Earnings vs. expectations
Caledonia does not issue earnings guidance and is not covered by a meaningful sell-side consensus (no broker numbers cited in the filings). Performance must be judged against (a) its own long-term target of inflation +3-6% and (b) FTSE All-Share TR. Pattern across the period: NAVTR of 7.4% (FY24), 3.3% (FY25), 4.4% (H1 FY26) — all positive and above CPIH on 5/10-yr annualised basis, but 1-yr returns have lagged FTSE All-Share TR for the last two reporting periods (3.3% vs 10.5% in FY25; 7.3% vs 16.4% in 12m to Sep-25). The trust is meeting its absolute target but missing the relative benchmark in the recent cycle.
Conviction
3 — moderate. Anchors: (1) NAV is independently reviewed (BDO), well disclosed, with Level 3 sensitivities provided; (2) sector discount approach is the standard methodology and converges with peer-relative benchmarks; (3) recent realisation (Stonehage Fleming at +30% to carrying value) gives confidence private marks are conservative. Limits: (1) the appropriate "fair" discount is genuinely uncertain — it could narrow to 25% on better sentiment or widen to 40%+ in stressed markets; (2) 63% non-Sterling NAV creates significant FX-driven valuation volatility that the central case cannot precisely capture.

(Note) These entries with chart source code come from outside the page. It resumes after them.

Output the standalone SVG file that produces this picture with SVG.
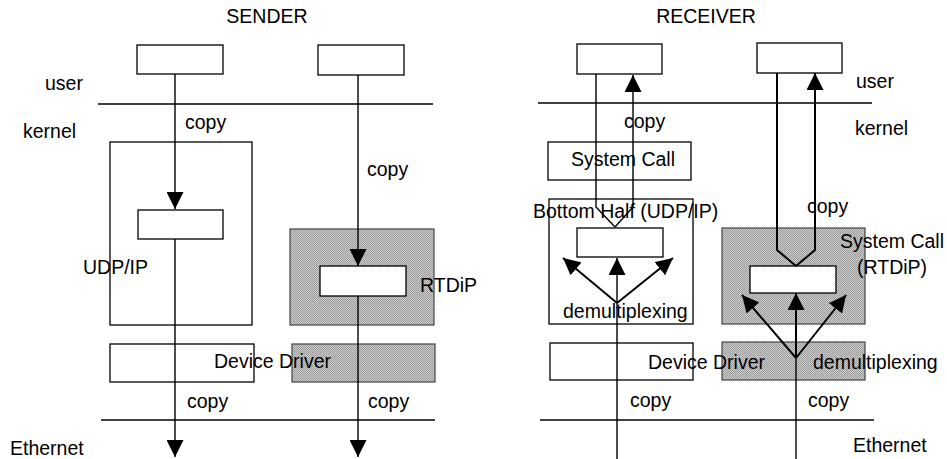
<svg xmlns="http://www.w3.org/2000/svg" width="947" height="459" viewBox="0 0 947 459">
  <defs>
    <!-- stippled grey fill used for the RTDiP blocks -->
    <pattern id="stipple" width="2" height="2" patternUnits="userSpaceOnUse">
      <rect width="2" height="2" fill="#cdcdcd"/>
      <rect width="1" height="1" fill="#9a9a9a"/>
      <rect x="1" y="1" width="1" height="1" fill="#9a9a9a"/>
    </pattern>
    <marker id="head" viewBox="0 0 17 17" refX="17" refY="8.5" markerWidth="17" markerHeight="17" markerUnits="userSpaceOnUse" orient="auto">
      <path d="M0,0 L17,8.5 L0,17 z" fill="#000"/>
    </marker>
  </defs>
  <style>
    text { font-family: "Liberation Sans", Arial, sans-serif; font-size: 19.5px; fill: #000; }
    .box { fill: #fff; stroke: #000; stroke-width: 1.3; }
    .shade { fill: url(#stipple); stroke: #444; stroke-width: 1.2; }
    .rule { stroke: #000; stroke-width: 1.3; fill: none; }
    .flow { stroke: #000; stroke-width: 1.4; fill: none; }
    .thick { stroke: #000; stroke-width: 2; fill: none; }
    .arr { marker-end: url(#head); }
  </style>
  <rect width="947" height="459" fill="#fff"/>

  <!-- ================= SENDER ================= -->
  <g id="sender-title"><text x="267" y="23" text-anchor="middle">SENDER</text></g>
  <g id="sender-layer-labels">
    <text x="45" y="90">user</text>
    <text x="23" y="138">kernel</text>
    <text x="10" y="455">Ethernet</text>
  </g>
  <g id="sender-user-app1"><rect class="box" x="137" y="45" width="86" height="29"/></g>
  <g id="sender-user-app2"><rect class="box" x="318" y="45" width="86" height="30"/></g>

  <g id="sender-udpip">
    <rect class="box" x="110" y="142" width="142" height="183"/>
    <rect class="box" x="138" y="210" width="85" height="29"/>
    <text x="83" y="274">UDP/IP</text>
  </g>
  <g id="sender-rtdip">
    <rect class="shade" x="290" y="229" width="144" height="96"/>
    <rect class="box" x="320" y="266" width="86" height="30"/>
  </g>
  <g id="sender-driver-udp"><rect class="box" x="110" y="344" width="144" height="38"/></g>
  <g id="sender-driver-rtdip"><rect class="shade" x="292" y="344" width="143" height="38"/></g>

  <!-- ================= RECEIVER ================= -->
  <g id="receiver-title"><text x="706" y="23" text-anchor="middle">RECEIVER</text></g>
  <g id="receiver-layer-labels">
    <text x="856" y="88">user</text>
    <text x="855" y="135">kernel</text>
    <text x="853" y="452">Ethernet</text>
  </g>
  <g id="receiver-user-app1"><rect class="box" x="577" y="44" width="85" height="30"/></g>
  <g id="receiver-user-app2"><rect class="box" x="757" y="43" width="85" height="30"/></g>

  <g id="receiver-syscall"><rect class="box" x="548" y="142" width="143" height="38"/>
    <text x="571" y="166">System Call</text></g>
  <g id="receiver-bottom-half">
    <rect class="box" x="549" y="199" width="144" height="125"/>
    <rect class="box" x="577" y="228" width="86" height="29"/>
  </g>
  <g id="receiver-rtdip">
    <rect class="shade" x="722" y="228" width="143" height="96"/>
    <rect class="box" x="750" y="266" width="86" height="27"/>
  </g>
  <g id="receiver-driver-udp"><rect class="box" x="550" y="343" width="143" height="37"/></g>
  <g id="receiver-driver-rtdip"><rect class="shade" x="722" y="342" width="143" height="38"/></g>

  <!-- ================= connectors ================= -->
  <g id="connectors">
    <!-- user / kernel and kernel / Ethernet boundaries -->
    <line class="rule" x1="98" y1="104" x2="433" y2="104"/>
    <line class="rule" x1="101" y1="420" x2="435" y2="420"/>
    <line class="rule" x1="538" y1="103" x2="872" y2="103"/>
    <line class="rule" x1="540" y1="420" x2="874" y2="420"/>

    <!-- sender: UDP/IP path -->
    <line class="flow arr" x1="175" y1="74" x2="175" y2="209"/>
    <line class="flow arr" x1="175" y1="239" x2="175" y2="457"/>
    <!-- sender: RTDiP path -->
    <line class="flow arr" x1="358" y1="75" x2="358" y2="266"/>
    <line class="flow arr" x1="358" y1="296" x2="358" y2="457"/>

    <!-- receiver: UDP/IP path -->
    <line class="flow" x1="617" y1="459" x2="617" y2="303"/>
    <line class="thick arr" x1="617" y1="303" x2="563" y2="258"/>
    <line class="flow arr" x1="617" y1="303" x2="617" y2="258"/>
    <line class="thick arr" x1="617" y1="303" x2="673" y2="258"/>
    <polyline class="flow" points="596,74 596,207 615,227"/>
    <polyline class="flow arr" points="615,227 633,207 633,75"/>

    <!-- receiver: RTDiP path -->
    <line class="flow" x1="796" y1="459" x2="796" y2="358"/>
    <line class="thick arr" x1="796" y1="358" x2="742" y2="295"/>
    <line class="thick arr" x1="796" y1="358" x2="796" y2="293"/>
    <line class="thick arr" x1="796" y1="358" x2="846" y2="295"/>
    <polyline class="thick" points="777,73 777,250 796,266"/>
    <polyline class="thick arr" points="796,266 815,250 815,73"/>
  </g>

  <!-- labels printed over the drawing -->
  <g id="sender-labels">
    <text x="185" y="129">copy</text>
    <text x="367" y="176">copy</text>
    <text x="420" y="292">RTDiP</text>
    <text x="214" y="368">Device Driver</text>
    <text x="187" y="408">copy</text>
    <text x="368" y="408">copy</text>
  </g>
  <g id="receiver-labels">
    <text x="624" y="128">copy</text>
    <text x="533" y="218">Bottom Half (UDP/IP)</text>
    <text x="807" y="213">copy</text>
    <text x="840" y="248">System Call</text>
    <text x="857" y="274">(RTDiP)</text>
    <text x="563" y="318">demultiplexing</text>
    <text x="648" y="369">Device Driver</text>
    <text x="813" y="369">demultiplexing</text>
    <text x="630" y="407">copy</text>
    <text x="808" y="407">copy</text>
  </g>
</svg>
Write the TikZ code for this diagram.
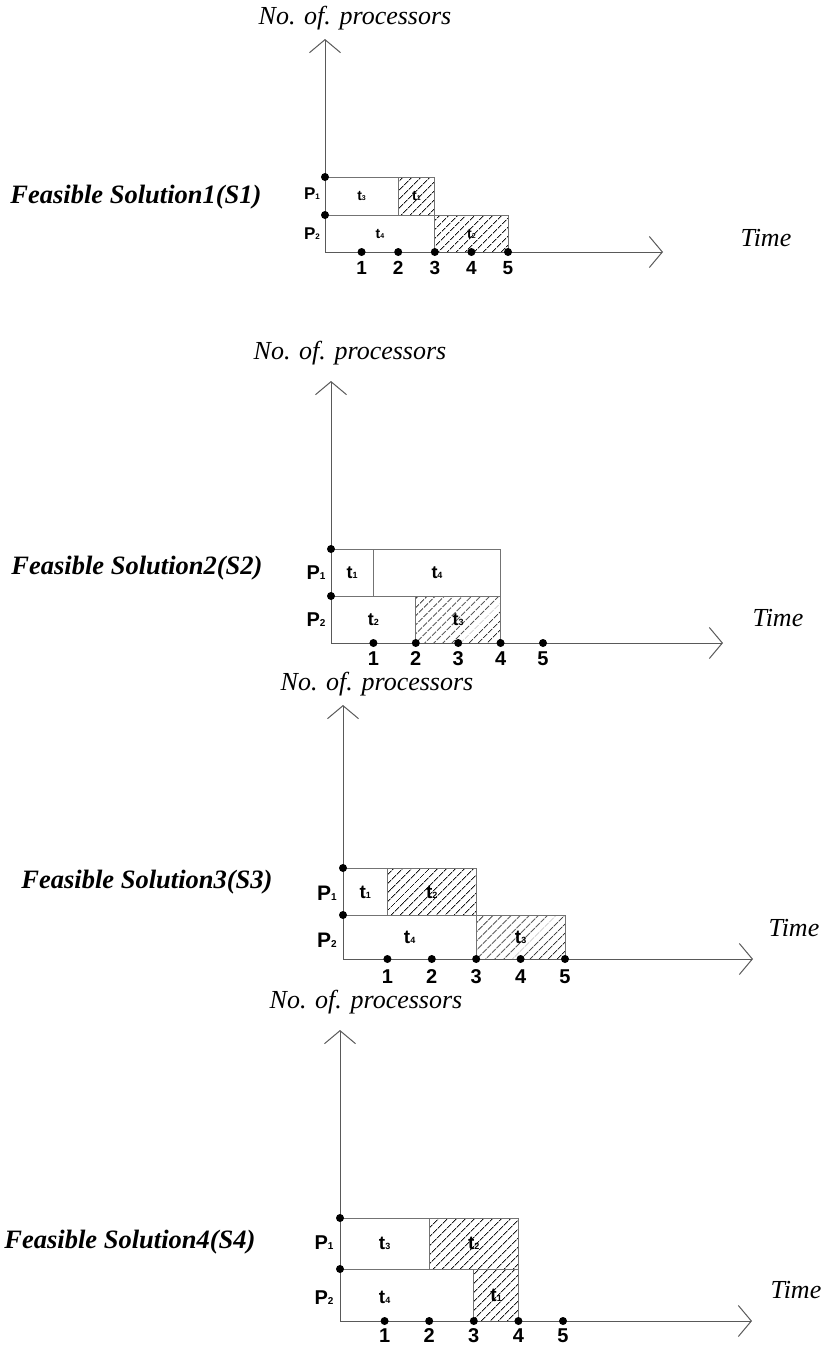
\documentclass[tikz,border=0pt]{standalone}
\usepackage{fontspec}
\setmainfont{Liberation Serif}
\setsansfont{Liberation Sans}
\usetikzlibrary{arrows.meta,patterns.meta}
\tikzset{
  axis/.style={draw=black!65, line width=1pt, -{Straight Barb[length=13pt,width=31pt,line width=1pt]}},
  box/.style={draw=black!55, line width=1pt},
  hatch/.style={box, pattern={Lines[angle=45,distance=6.5pt,line width=0.9pt]}, pattern color=black!90},
  dot/.style={circle, fill=black, inner sep=0pt, minimum size=8pt},
  axlab/.style={font=\fontsize{26}{26}\selectfont\itshape, inner sep=0pt},
  sol/.style={font=\fontsize{26.5}{26.5}\selectfont\bfseries\itshape, inner sep=0pt},
  lab/.style={inner sep=0pt},
}
\newcommand\plab[4]{{\fontsize{#1}{#1}\selectfont\sffamily\bfseries #3\fontsize{#2}{#2}\selectfont #4}}
\newcommand\nlab[2]{{\fontsize{#1}{#1}\selectfont\sffamily\bfseries #2}}
\begin{document}
\begin{tikzpicture}[x=1pt,y=-1pt]
\useasboundingbox (0,0) rectangle (823,1350);

%% ---------------- Panel 1 ----------------
\coordinate (O1) at (325,252);
\coordinate (X1) at (663,252);
\coordinate (Y1) at (325,39);
\node[axlab] (ya1) at (355,18) {No. of. processors};
\node[axlab] (ti1) at (766,238) {Time};
\node[sol] (fs1) at (136,197) {Feasible Solution1(S1)};
\begin{scope}[shift={(325,252)}, x=36.6pt]
  \draw[box] (0,-75) rectangle (2,-37);
  \draw[hatch] (2,-75) rectangle (3,-37);
  \draw[box] (0,-37) rectangle (3,0);
  \draw[hatch] (3,-37) rectangle (5,0);
  \node[lab] (a13) at (1,-56) {\plab{14}{7}{t}{3}};
  \node[lab] (a11) at (2.5,-56) {\plab{14}{7}{t}{1}};
  \node[lab] (a14) at (1.5,-18) {\plab{14}{7}{t}{4}};
  \node[lab] (a12) at (4,-18) {\plab{14}{7}{t}{2}};
  \node[lab, xshift=-13pt] (p11) at (0,-58) {\plab{17}{8}{P}{1}};
  \node[lab, xshift=-13pt] (p12) at (0,-18) {\plab{17}{8}{P}{2}};
  \foreach \i in {1,...,5}{
    \node[lab] (n1\i) at (\i,16) {\nlab{19}{\i}};
  }
\end{scope}
\draw[axis] (O1) -- (X1);
\draw[axis] (O1) -- (Y1);
\begin{scope}[shift={(325,252)}, x=36.6pt]
  \node[dot] (d1a) at (0,-75) {};
  \node[dot] (d1b) at (0,-37) {};
  \foreach \i in {1,...,5}{ \node[dot] (d1\i) at (\i,0) {}; }
\end{scope}

%% ---------------- Panel 2 ----------------
\coordinate (O2) at (331,643);
\coordinate (X2) at (723,643);
\coordinate (Y2) at (331,381);
\node[axlab] (ya2) at (350,353) {No. of. processors};
\node[axlab] (ti2) at (778,618) {Time};
\node[sol] (fs2) at (137,568) {Feasible Solution2(S2)};
\begin{scope}[shift={(331,643)}, x=42.4pt]
  \draw[box] (0,-94) rectangle (1,-47);
  \draw[box] (1,-94) rectangle (4,-47);
  \draw[box] (0,-47) rectangle (2,0);
  \draw[hatch] (2,-47) rectangle (4,0);
  \node[lab] (a21) at (0.5,-70) {\plab{18}{9}{t}{1}};
  \node[lab] (a24) at (2.5,-70) {\plab{18}{9}{t}{4}};
  \node[lab] (a22) at (1,-23) {\plab{18}{9}{t}{2}};
  \node[lab] (a23) at (3,-23) {\plab{18}{9}{t}{3}};
  \node[lab, xshift=-15pt] (p21) at (0,-70) {\plab{20}{10}{P}{1}};
  \node[lab, xshift=-15pt] (p22) at (0,-23) {\plab{20}{10}{P}{2}};
  \foreach \i in {1,...,5}{
    \node[lab] (n2\i) at (\i,16) {\nlab{20}{\i}};
  }
\end{scope}
\draw[axis] (O2) -- (X2);
\draw[axis] (O2) -- (Y2);
\begin{scope}[shift={(331,643)}, x=42.4pt]
  \node[dot] (d2a) at (0,-94) {};
  \node[dot] (d2b) at (0,-47) {};
  \foreach \i in {1,...,5}{ \node[dot] (d2\i) at (\i,0) {}; }
\end{scope}

%% ---------------- Panel 3 ----------------
\coordinate (O3) at (343,959);
\coordinate (X3) at (753,959);
\coordinate (Y3) at (343,705);
\node[axlab] (ya3) at (377,684) {No. of. processors};
\node[axlab] (ti3) at (794,928) {Time};
\node[sol] (fs3) at (147,882) {Feasible Solution3(S3)};
\begin{scope}[shift={(343,959)}, x=44.4pt]
  \draw[box] (0,-91) rectangle (1,-44);
  \draw[hatch] (1,-91) rectangle (3,-44);
  \draw[box] (0,-44) rectangle (3,0);
  \draw[hatch] (3,-44) rectangle (5,0);
  \node[lab] (a31) at (0.5,-67) {\plab{19}{9}{t}{1}};
  \node[lab] (a32) at (2,-67) {\plab{19}{9}{t}{2}};
  \node[lab] (a34) at (1.5,-22) {\plab{19}{9}{t}{4}};
  \node[lab] (a33) at (4,-22) {\plab{19}{9}{t}{3}};
  \node[lab, xshift=-16pt] (p31) at (0,-66) {\plab{21}{10}{P}{1}};
  \node[lab, xshift=-16pt] (p32) at (0,-19) {\plab{21}{10}{P}{2}};
  \foreach \i in {1,...,5}{
    \node[lab] (n3\i) at (\i,18) {\nlab{20}{\i}};
  }
\end{scope}
\draw[axis] (O3) -- (X3);
\draw[axis] (O3) -- (Y3);
\begin{scope}[shift={(343,959)}, x=44.4pt]
  \node[dot] (d3a) at (0,-91) {};
  \node[dot] (d3b) at (0,-44) {};
  \foreach \i in {1,...,5}{ \node[dot] (d3\i) at (\i,0) {}; }
\end{scope}

%% ---------------- Panel 4 ----------------
\coordinate (O4) at (340,1321);
\coordinate (X4) at (752,1321);
\coordinate (Y4) at (340,1030);
\node[axlab] (ya4) at (366,1002) {No. of. processors};
\node[axlab] (ti4) at (796,1290) {Time};
\node[sol] (fs4) at (130,1242) {Feasible Solution4(S4)};
\begin{scope}[shift={(340,1321)}, x=44.6pt]
  \draw[box] (0,-103) rectangle (2,-52);
  \draw[hatch] (2,-103) rectangle (4,-52);
  \draw[box] (0,-52) rectangle (3,0);
  \draw[hatch] (3,-52) rectangle (4,0);
  \node[lab] (a43) at (1,-78) {\plab{19}{9}{t}{3}};
  \node[lab] (a42) at (3,-78) {\plab{19}{9}{t}{2}};
  \node[lab] (a44) at (1,-24) {\plab{19}{9}{t}{4}};
  \node[lab] (a41) at (3.5,-26) {\plab{19}{9}{t}{1}};
  \node[lab, xshift=-16pt] (p41) at (0,-78) {\plab{20}{10}{P}{1}};
  \node[lab, xshift=-16pt] (p42) at (0,-23) {\plab{20}{10}{P}{2}};
  \foreach \i in {1,...,5}{
    \node[lab] (n4\i) at (\i,15) {\nlab{20}{\i}};
  }
\end{scope}
\draw[axis] (O4) -- (X4);
\draw[axis] (O4) -- (Y4);
\begin{scope}[shift={(340,1321)}, x=44.6pt]
  \node[dot] (d4a) at (0,-103) {};
  \node[dot] (d4b) at (0,-52) {};
  \foreach \i in {1,...,5}{ \node[dot] (d4\i) at (\i,0) {}; }
\end{scope}
\end{tikzpicture}
\end{document}
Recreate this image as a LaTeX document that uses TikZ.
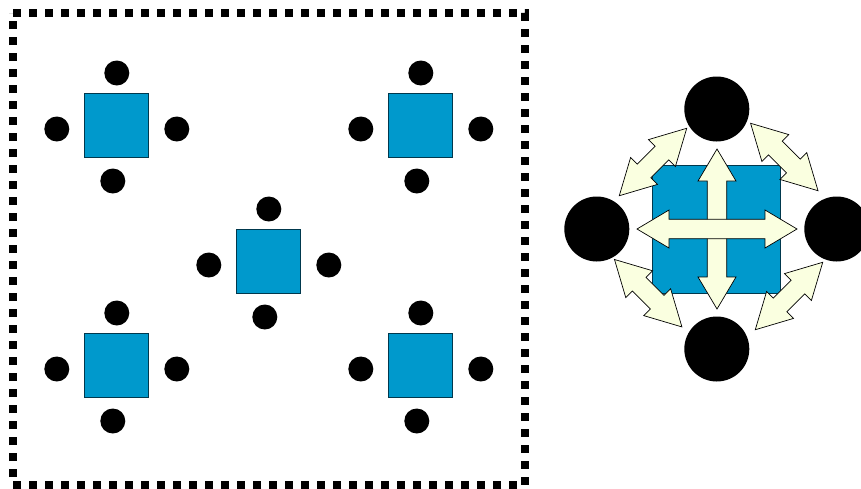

Driver scoring rationale (summary)
For this investor's profile (AI-receiver exposure + operating leverage + valuation discipline + quality), Caledonia is a partial fit on valuation and quality, but a poor fit on the AI/operating-leverage core thesis. The portfolio includes AI-beneficiary listed names (Oracle, Microsoft, TI) but the look-through exposure is modest (~10-12% of NAV) and the wrapper itself captures none of the operating-leverage upside that the investor specifically wants.